Il ne s’agit pas non plus de se prononcer une fois pour toutes sur les fondements légaux de la géolocalisation. Étant donné l’évolution rapide des technologies de géolocalisation, il faudra probablement compléter à nouveau ce cadre légal. Dans ce contexte, il est indispensable de disposer d’éléments factuels précis quant à l’ampleur du recours à ce dispositif et à son efficacité. Il est donc nécessaire qu’un rapport annuel soit remis au Parlement et c’est l’objet d’un amendement que j’ai déposé.

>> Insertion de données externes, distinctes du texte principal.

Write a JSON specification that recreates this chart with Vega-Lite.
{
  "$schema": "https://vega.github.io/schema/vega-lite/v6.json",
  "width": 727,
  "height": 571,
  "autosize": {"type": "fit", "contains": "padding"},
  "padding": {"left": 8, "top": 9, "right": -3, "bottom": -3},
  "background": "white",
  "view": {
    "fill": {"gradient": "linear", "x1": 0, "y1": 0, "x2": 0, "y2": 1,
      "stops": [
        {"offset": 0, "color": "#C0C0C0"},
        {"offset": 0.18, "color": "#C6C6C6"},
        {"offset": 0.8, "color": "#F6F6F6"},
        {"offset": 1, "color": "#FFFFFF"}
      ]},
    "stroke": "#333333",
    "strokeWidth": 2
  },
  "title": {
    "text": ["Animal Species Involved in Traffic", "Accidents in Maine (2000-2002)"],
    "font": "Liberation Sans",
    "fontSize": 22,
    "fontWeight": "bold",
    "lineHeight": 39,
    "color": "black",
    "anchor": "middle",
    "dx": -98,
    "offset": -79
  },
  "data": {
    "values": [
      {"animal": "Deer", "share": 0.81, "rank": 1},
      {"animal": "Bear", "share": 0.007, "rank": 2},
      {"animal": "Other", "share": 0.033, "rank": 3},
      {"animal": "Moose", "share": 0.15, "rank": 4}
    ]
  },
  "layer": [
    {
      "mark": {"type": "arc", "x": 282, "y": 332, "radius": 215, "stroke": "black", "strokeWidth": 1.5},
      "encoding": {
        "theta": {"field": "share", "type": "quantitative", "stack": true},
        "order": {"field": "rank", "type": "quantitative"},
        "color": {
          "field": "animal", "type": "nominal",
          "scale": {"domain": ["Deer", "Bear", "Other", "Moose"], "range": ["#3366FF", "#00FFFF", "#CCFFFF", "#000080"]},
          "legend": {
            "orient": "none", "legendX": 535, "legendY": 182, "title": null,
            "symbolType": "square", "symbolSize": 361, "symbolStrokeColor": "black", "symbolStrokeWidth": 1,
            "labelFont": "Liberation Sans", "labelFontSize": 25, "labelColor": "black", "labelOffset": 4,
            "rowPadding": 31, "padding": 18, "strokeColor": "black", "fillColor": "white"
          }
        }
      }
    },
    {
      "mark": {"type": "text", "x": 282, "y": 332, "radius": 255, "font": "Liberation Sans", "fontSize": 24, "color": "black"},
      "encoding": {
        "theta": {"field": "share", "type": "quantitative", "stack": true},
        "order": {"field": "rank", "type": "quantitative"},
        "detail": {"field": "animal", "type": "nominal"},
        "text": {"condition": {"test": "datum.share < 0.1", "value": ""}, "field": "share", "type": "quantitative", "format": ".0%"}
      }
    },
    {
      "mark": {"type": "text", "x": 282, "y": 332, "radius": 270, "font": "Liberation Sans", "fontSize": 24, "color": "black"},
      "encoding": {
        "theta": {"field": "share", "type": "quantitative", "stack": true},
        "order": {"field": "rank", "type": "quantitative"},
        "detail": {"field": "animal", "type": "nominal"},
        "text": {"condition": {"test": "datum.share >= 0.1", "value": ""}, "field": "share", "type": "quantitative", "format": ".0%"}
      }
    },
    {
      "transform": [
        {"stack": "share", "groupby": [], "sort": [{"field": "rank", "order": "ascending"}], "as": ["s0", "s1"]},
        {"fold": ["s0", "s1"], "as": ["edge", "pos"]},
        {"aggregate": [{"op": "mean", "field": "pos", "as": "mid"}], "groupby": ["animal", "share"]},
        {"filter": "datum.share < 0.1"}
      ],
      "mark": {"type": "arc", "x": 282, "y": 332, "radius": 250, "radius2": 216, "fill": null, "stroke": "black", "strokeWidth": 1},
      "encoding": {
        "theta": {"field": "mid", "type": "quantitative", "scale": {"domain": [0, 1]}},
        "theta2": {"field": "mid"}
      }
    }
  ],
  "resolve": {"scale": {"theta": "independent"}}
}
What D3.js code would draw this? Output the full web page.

Il s’agit non pas de tomber dans la paranoïa, mais d’offrir des garanties procédurales suffisantes pour éviter les dérives en matière de surveillance des données personnelles. Ce débat, engagé à l’occasion de l’examen de la loi de programmation militaire, a été trop rapidement éludé. Ne commettons pas la même erreur une nouvelle fois en votant une loi fourre-tout susceptible d’autoriser à l’avenir des pratiques que nous ne soupçonnons pas aujourd’hui.

L’enjeu est aussi économique. Les entreprises « high-tech » américaines l’ont bien compris, elles qui demandent à Barack Obama une réforme moins cosmétique de la NSA, pour mieux garantir la confidentialité des données et éviter ainsi une perte de crédibilité à l’échelon international. Ne pensez-vous pas qu’il y a en France une contradiction à faire du développement des objets connectés une priorité du redressement productif tout en votant une loi qui placera ces derniers dans une zone de flou juridique ?

Pour beaucoup, les questions de surveillance des données personnelles relèvent encore de la science-fiction et ne suscitent qu’indifférence. Le scandale de la NSA a récemment laissé entrevoir l’ampleur des enjeux. Prenons garde à ne pas accepter un cadre légal trop lâche, qui légaliserait des pratiques douteuses sur le plan du respect de la vie privée. À l’ère du big data, le progrès technologique nous obligera de toute façon à ajuster de nouveau la législation d’ici à quelques années. Au lieu de donner un blanc-seing, dotons le Parlement des outils d’information qui lui permettront de pouvoir rapidement et régulièrement exercer une fonction de contrôle sur les pratiques de géolocalisation.